A legal expert has said that prosecutors have a weak case against the first-degree murder charge against Irish nanny Aisling Brady McCarthy, who they claim unleashed a vicious attack on the one-year-old Cambridge baby who was left in her care.

On Friday, Brady McCarthy, 34, was indicted on a murder charge. A Middlesex County grand jury also accused the nanny of assault and battery on a child.

Rehma Sabir died from severe head injuries in January, two days after her first birthday.

An expert in so-called "shaken baby" cases has said that the new murder charge would require prosecutors to prove premeditation and extreme cruelty.
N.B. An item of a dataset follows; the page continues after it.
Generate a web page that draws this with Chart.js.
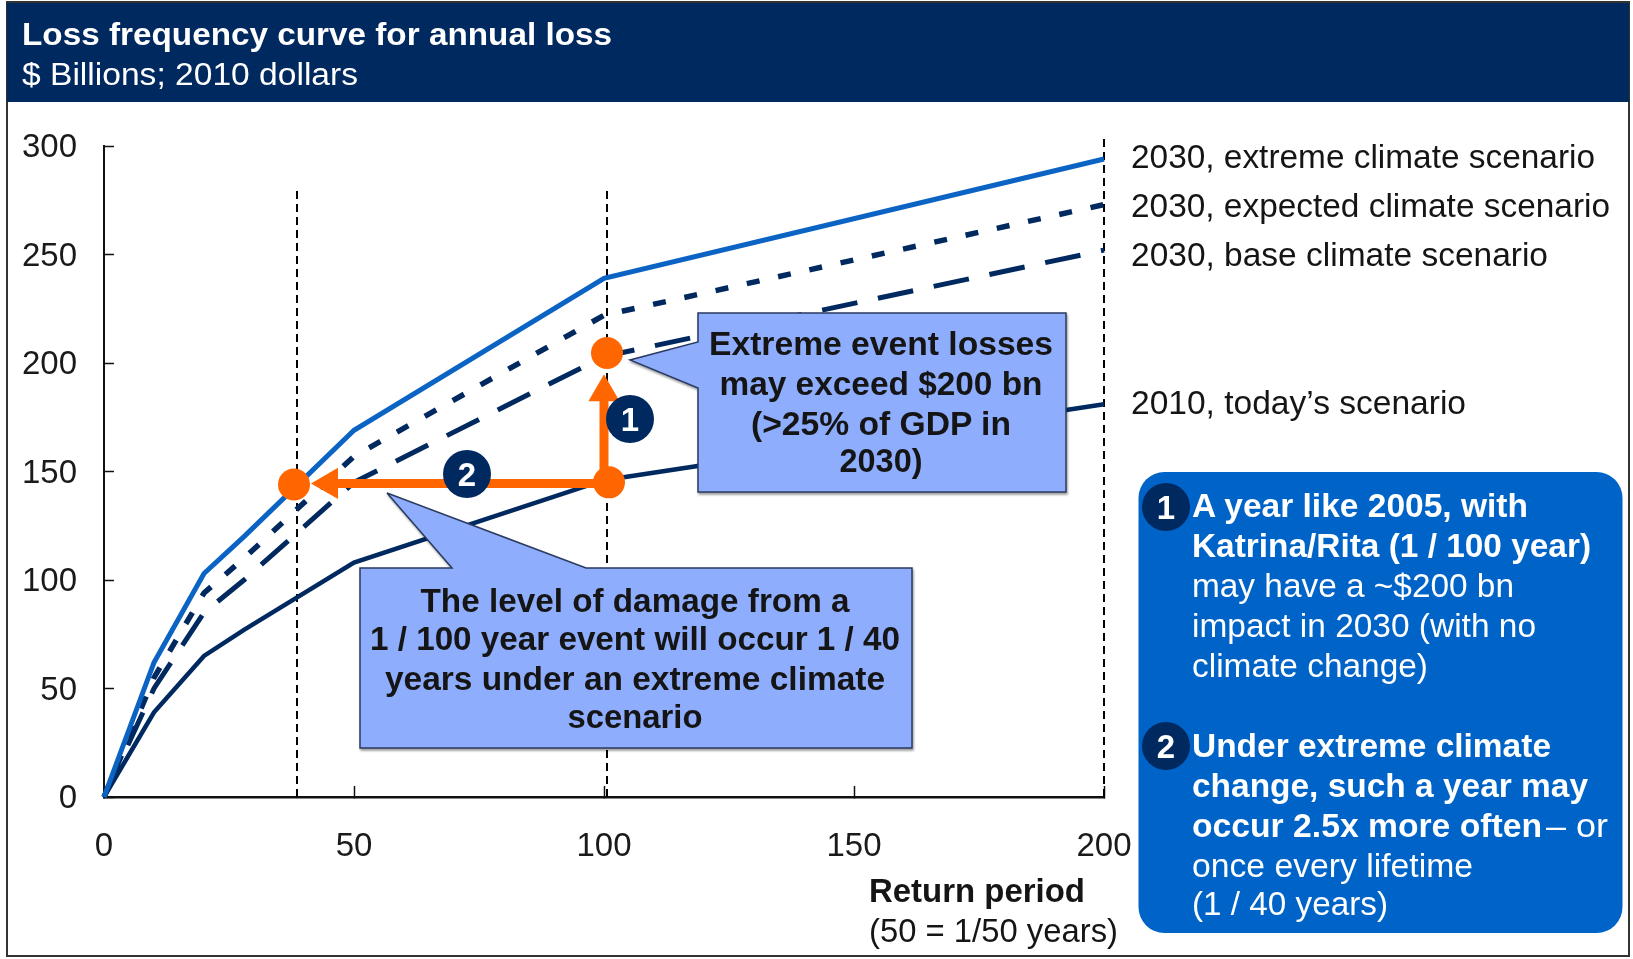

“They’d need direct evidence to show that it was actually intentional, that it wasn’t just ‘the child slid out of my hands and dropped,’ ” said attorney Elaine Whitfield Sharp told the Boston Herald.  “They’d need proof beyond reasonable doubt that the force applied was applied intentionally.”

Sharp defended British au pair Louise Woodward, who was charged with first-degree murder in the 1997 death of 8-month-old Matthew Eappen in Newton. A jury convicted her of second-degree murder, but the conviction was reduced to involuntary manslaughter.

Sharp said the case against McCarthy contains “absolutely bucketloads of reasonable doubt.”

“In fact, I think reasonable doubt swallows the case,” Sharp said. “Just totally engulfs it.”

A spokeswoman for Middlesex District Attorney Gerard T. Leone would not comment on the evidence prosecutors plan to present but said: "“We feel confident in the case we’ll be putting forward."